The total of bank mortgages outstanding actually rose by less than $14 billion over the same period. So, yes, banks took in over $1 billion more in term deposits from customers than they loaned to customers for mortgages in the same period.
This is quite a marked reversal from the situation we saw early last year, when deposits were slowing markedly. Then, because the banks were struggling to attract new funds, they started pulling back on lending and putting more restrictive terms on lending.
But now, relatively, the banks are flush with deposits - but the lending figures have been, again relatively, stagnating.
What do the banks do if confronted with such a situation? Well, time to fire up the mortgage market again. So, very indirectly, a fall in business confidence = banks going head to head to lend more money. Good news for customers. Potential ramifications for the housing market.
The fight for a shrinking pool
Early last week before we saw the serious re-ignition of hostilities between the banks, Westpac New Zealand's Chief Executive David McLean noted that he was seeing things "hotting up" between the banks in the mortgage market and he observed that: “If people think that the volume might be down a little bit some lenders might be trying to keep their existing dollar value of volume the same – in other words supplying an increased share – so we see early signs of a bit more increased competition around mortgage lending, which as I say, would be quite normal for this time of the year. It is definitely hotting up."
Essentially then we have a situation where the banks, facing a situation where their levels of lending may start to fall, are looking to grab market share from the competition. And when that happens it's great for the consumer, people get great deals on mortgages ...and the housing market? Well...
The key question in all this perhaps is to what extent this heightened activity between the banks will lead to new mortgages (which would fuel the housing market) and to what extent we will simply see existing mortgage business moved - so, in other words a shuffling of existing business between the banks. The hot rates are not being offered on high LVR mortgages, which suggests this is more driven by retaining existing business or getting existing mortgages shifted. Either way though if people are getting better deals on mortgages they will probably feel better off financially and this may encourage spending and it may even encourage some people who hadn't thought of moving house to make a move.

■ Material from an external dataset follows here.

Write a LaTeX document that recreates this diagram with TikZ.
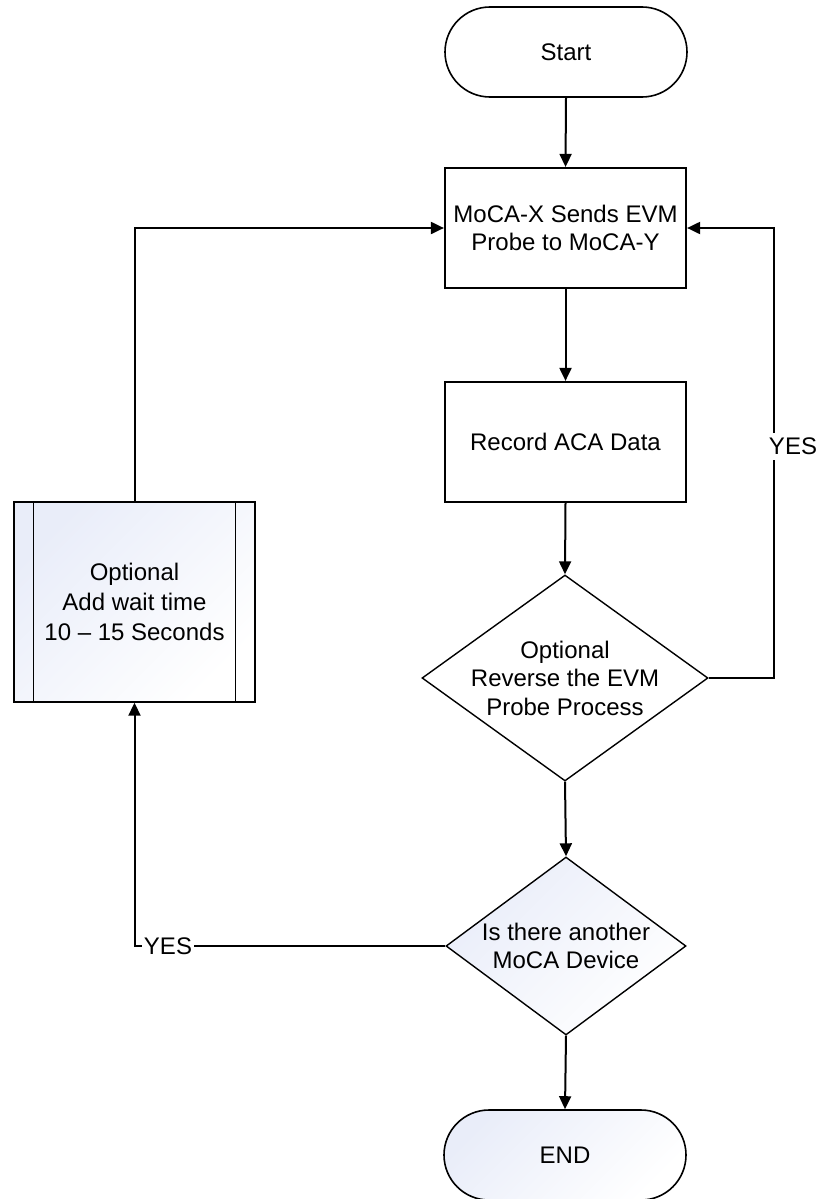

One very interested party to all this will be the Reserve Bank. It has its latest Financial Stability Report coming out on November 28 and this will address the housing market and the question of whether the RBNZ will decide to further relax the limits on high loan to value ratio (LVR) lending. If you recall, when releasing the FSR in November last year the RBNZ did then announce a loosening of the restrictions, which took effect at the beginning of this year.
Plenty to ponder
So, the current hotting up of competition in the mortgage market along with the latest monthly Real Estate Institute figures for October out this week will be two key considerations for the RBNZ in deciding whether now would be a good time or not for further relaxation.
I would have said absolutely not, given the current signs, but this is an RBNZ that's looking more relaxed about the prospect of the economy running a little hot than the RBNZ we've seen in recent years. Only last week we saw the RBNZ put out new forecasts that showed future inflation going above its explicitly targeted 2% level and yet the bank remained seemingly very relaxed about the prospect of no interest rate rises for now.
All in all then the run-up to Christmas is going to be very interesting indeed. How long this burst of mortgage competition between the banks will last is anybody's guess.
As far as I can see though, it all points to a summer for the housing market that will be more buoyant than many people expected.
Clearly that could prove to be short-lived, but if KiwiBuild continues to struggle to gain traction then the supply-demand situation, particularly in Auckland, is going to continue to be out of line. And that just might underpin house prices over the next year.
The good news from the Government perspective is that a more buoyant house market would certainly do great things for consumer confidence. And that would probably, ultimately, give a boost to business confidence too. Going full circle, I think they call it.